COLLECTED MATERIAL:
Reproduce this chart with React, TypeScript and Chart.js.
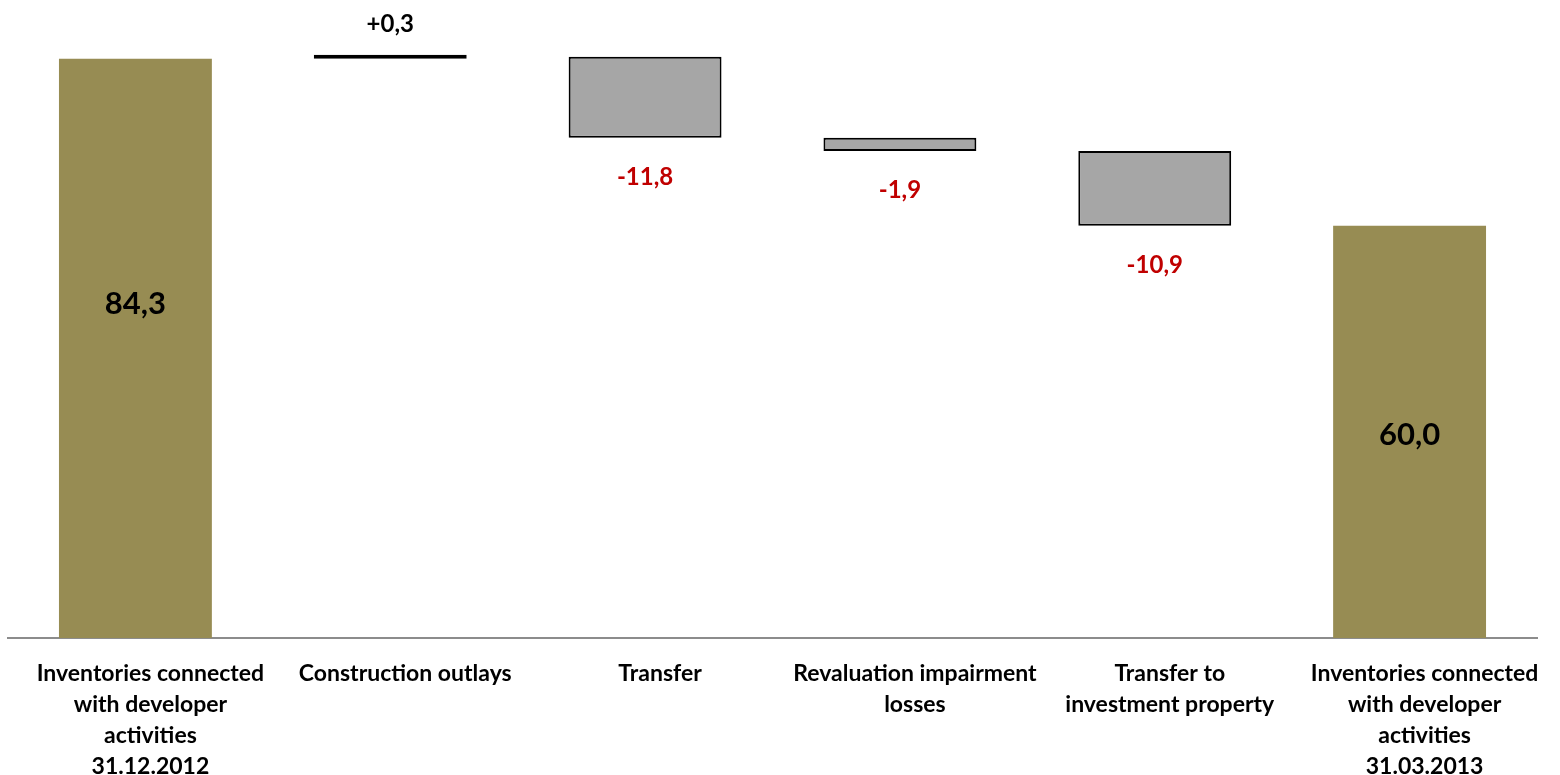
import React, { useEffect, useRef } from "react";
import { Chart, registerables } from "chart.js";

Chart.register(...registerables);

const categories: string[][] = [
  ["Inventories connected", "with developer", "activities", "31.12.2012"],
  ["Construction outlays"],
  ["Transfer"],
  ["Revaluation impairment", "losses"],
  ["Transfer to", "investment property"],
  ["Inventories connected", "with developer", "activities", "31.03.2013"],
];
const openingValue = 84.3;
const changes = [0.3, -11.8, -1.9, -10.9];
const closingValue = 60.0;
const valueLabels = ["84,3", "+0,3", "-11,8", "-1,9", "-10,9", "60,0"];

const TOTAL_COLOR = "#978C53";
const CHANGE_COLOR = "#A6A6A6";
const POSITIVE_COLOR = "#1A1A1A";

function buildRanges(): [number, number][] {
  const out: [number, number][] = [[0, openingValue]];
  let run = openingValue;
  for (const c of changes) {
    const next = Math.round((run + c) * 10) / 10;
    out.push([run, next]);
    run = next;
  }
  out.push([0, closingValue]);
  return out;
}

const labelPlugin = {
  id: "wfLabels",
  afterDatasetsDraw(chart: any) {
    const ctx = chart.ctx;
    const meta = chart.getDatasetMeta(0);
    const last = meta.data.length - 1;
    meta.data.forEach((el: any, i: number) => {
      const top = Math.min(el.y, el.base);
      const bottom = Math.max(el.y, el.base);
      ctx.save();
      ctx.textAlign = "center";
      ctx.textBaseline = "middle";
      if (i === 0 || i === last) {
        ctx.font = "bold 31px Lato";
        ctx.fillStyle = "#000000";
        const mid = (top + bottom) / 2;
        const off = i === 0 ? -44 : 3;
        ctx.fillText(valueLabels[i], el.x, mid + off);
      } else {
        ctx.font = "bold 24px Lato";
        const v = changes[i - 1];
        if (v >= 0) {
          ctx.fillStyle = "#000000";
          ctx.fillText(valueLabels[i], el.x, top - 31);
        } else {
          ctx.fillStyle = "#C00000";
          ctx.fillText(valueLabels[i], el.x, bottom + 39);
        }
      }
      ctx.restore();
    });
  },
};

export default function App() {
  const ref = useRef<HTMLCanvasElement | null>(null);
  useEffect(() => {
    if (!ref.current) return;
    const ranges = buildRanges();
    const n = ranges.length;
    const isTotal = (i: number) => i === 0 || i === n - 1;
    const isPositive = (i: number) => !isTotal(i) && changes[i - 1] >= 0;
    const bg = ranges.map((_, i) => (isTotal(i) ? TOTAL_COLOR : isPositive(i) ? POSITIVE_COLOR : CHANGE_COLOR));
    const bc = ranges.map((_, i) => (isTotal(i) ? TOTAL_COLOR : "#000000"));
    const bw = ranges.map((_, i) => (isTotal(i) ? 0 : 2));
    const chart = new Chart(ref.current, {
      type: "bar",
      data: {
        labels: categories,
        datasets: [
          {
            data: ranges as any,
            backgroundColor: bg,
            borderColor: bc,
            borderWidth: bw,
            borderSkipped: false,
            barPercentage: 0.6,
            categoryPercentage: 1,
            minBarLength: 4,
          },
        ],
      },
      options: {
        animation: false,
        responsive: true,
        maintainAspectRatio: false,
        layout: { padding: { left: 8, right: 23, top: 8, bottom: 0 } },
        plugins: {
          legend: { display: false },
          tooltip: { enabled: false },
          title: { display: false },
        },
        scales: {
          y: {
            display: false,
            min: 0,
            max: 91.7,
          },
          x: {
            afterFit: (scale: any) => {
              scale.height = 137;
            },
            grid: { display: false, drawTicks: false, tickLength: 0 },
            border: { display: true, color: "#8C8C8C", width: 2 },
            ticks: {
              color: "#000000",
              padding: 20,
              labelOffset: 15,
              maxRotation: 0,
              autoSkip: false,
              font: { family: "Lato", weight: "bold", size: 23, lineHeight: 1.35 },
            },
          },
        },
      },
      plugins: [labelPlugin],
    });
    return () => chart.destroy();
  }, []);
  return (
    <div style={{ position: "fixed", left: 0, top: 0, width: 1560, height: 775, background: "#ffffff" }}>
      <canvas ref={ref} />
    </div>
  );
}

WHAT TO PRODUCE: Without the pictures, transcribe the listing above exactly.

SOLVED PROBLEM:
Reproduce this chart with React, TypeScript and Chart.js.
import React, { useEffect, useRef } from "react";
import { Chart, registerables } from "chart.js";

Chart.register(...registerables);

const categories: string[][] = [
  ["Inventories connected", "with developer", "activities", "31.12.2012"],
  ["Construction outlays"],
  ["Transfer"],
  ["Revaluation impairment", "losses"],
  ["Transfer to", "investment property"],
  ["Inventories connected", "with developer", "activities", "31.03.2013"],
];
const openingValue = 84.3;
const changes = [0.3, -11.8, -1.9, -10.9];
const closingValue = 60.0;
const valueLabels = ["84,3", "+0,3", "-11,8", "-1,9", "-10,9", "60,0"];

const TOTAL_COLOR = "#978C53";
const CHANGE_COLOR = "#A6A6A6";
const POSITIVE_COLOR = "#1A1A1A";

function buildRanges(): [number, number][] {
  const out: [number, number][] = [[0, openingValue]];
  let run = openingValue;
  for (const c of changes) {
    const next = Math.round((run + c) * 10) / 10;
    out.push([run, next]);
    run = next;
  }
  out.push([0, closingValue]);
  return out;
}

const labelPlugin = {
  id: "wfLabels",
  afterDatasetsDraw(chart: any) {
    const ctx = chart.ctx;
    const meta = chart.getDatasetMeta(0);
    const last = meta.data.length - 1;
    meta.data.forEach((el: any, i: number) => {
      const top = Math.min(el.y, el.base);
      const bottom = Math.max(el.y, el.base);
      ctx.save();
      ctx.textAlign = "center";
      ctx.textBaseline = "middle";
      if (i === 0 || i === last) {
        ctx.font = "bold 31px Lato";
        ctx.fillStyle = "#000000";
        const mid = (top + bottom) / 2;
        const off = i === 0 ? -44 : 3;
        ctx.fillText(valueLabels[i], el.x, mid + off);
      } else {
        ctx.font = "bold 24px Lato";
        const v = changes[i - 1];
        if (v >= 0) {
          ctx.fillStyle = "#000000";
          ctx.fillText(valueLabels[i], el.x, top - 31);
        } else {
          ctx.fillStyle = "#C00000";
          ctx.fillText(valueLabels[i], el.x, bottom + 39);
        }
      }
      ctx.restore();
    });
  },
};

export default function App() {
  const ref = useRef<HTMLCanvasElement | null>(null);
  useEffect(() => {
    if (!ref.current) return;
    const ranges = buildRanges();
    const n = ranges.length;
    const isTotal = (i: number) => i === 0 || i === n - 1;
    const isPositive = (i: number) => !isTotal(i) && changes[i - 1] >= 0;
    const bg = ranges.map((_, i) => (isTotal(i) ? TOTAL_COLOR : isPositive(i) ? POSITIVE_COLOR : CHANGE_COLOR));
    const bc = ranges.map((_, i) => (isTotal(i) ? TOTAL_COLOR : "#000000"));
    const bw = ranges.map((_, i) => (isTotal(i) ? 0 : 2));
    const chart = new Chart(ref.current, {
      type: "bar",
      data: {
        labels: categories,
        datasets: [
          {
            data: ranges as any,
            backgroundColor: bg,
            borderColor: bc,
            borderWidth: bw,
            borderSkipped: false,
            barPercentage: 0.6,
            categoryPercentage: 1,
            minBarLength: 4,
          },
        ],
      },
      options: {
        animation: false,
        responsive: true,
        maintainAspectRatio: false,
        layout: { padding: { left: 8, right: 23, top: 8, bottom: 0 } },
        plugins: {
          legend: { display: false },
          tooltip: { enabled: false },
          title: { display: false },
        },
        scales: {
          y: {
            display: false,
            min: 0,
            max: 91.7,
          },
          x: {
            afterFit: (scale: any) => {
              scale.height = 137;
            },
            grid: { display: false, drawTicks: false, tickLength: 0 },
            border: { display: true, color: "#8C8C8C", width: 2 },
            ticks: {
              color: "#000000",
              padding: 20,
              labelOffset: 15,
              maxRotation: 0,
              autoSkip: false,
              font: { family: "Lato", weight: "bold", size: 23, lineHeight: 1.35 },
            },
          },
        },
      },
      plugins: [labelPlugin],
    });
    return () => chart.destroy();
  }, []);
  return (
    <div style={{ position: "fixed", left: 0, top: 0, width: 1560, height: 775, background: "#ffffff" }}>
      <canvas ref={ref} />
    </div>
  );
}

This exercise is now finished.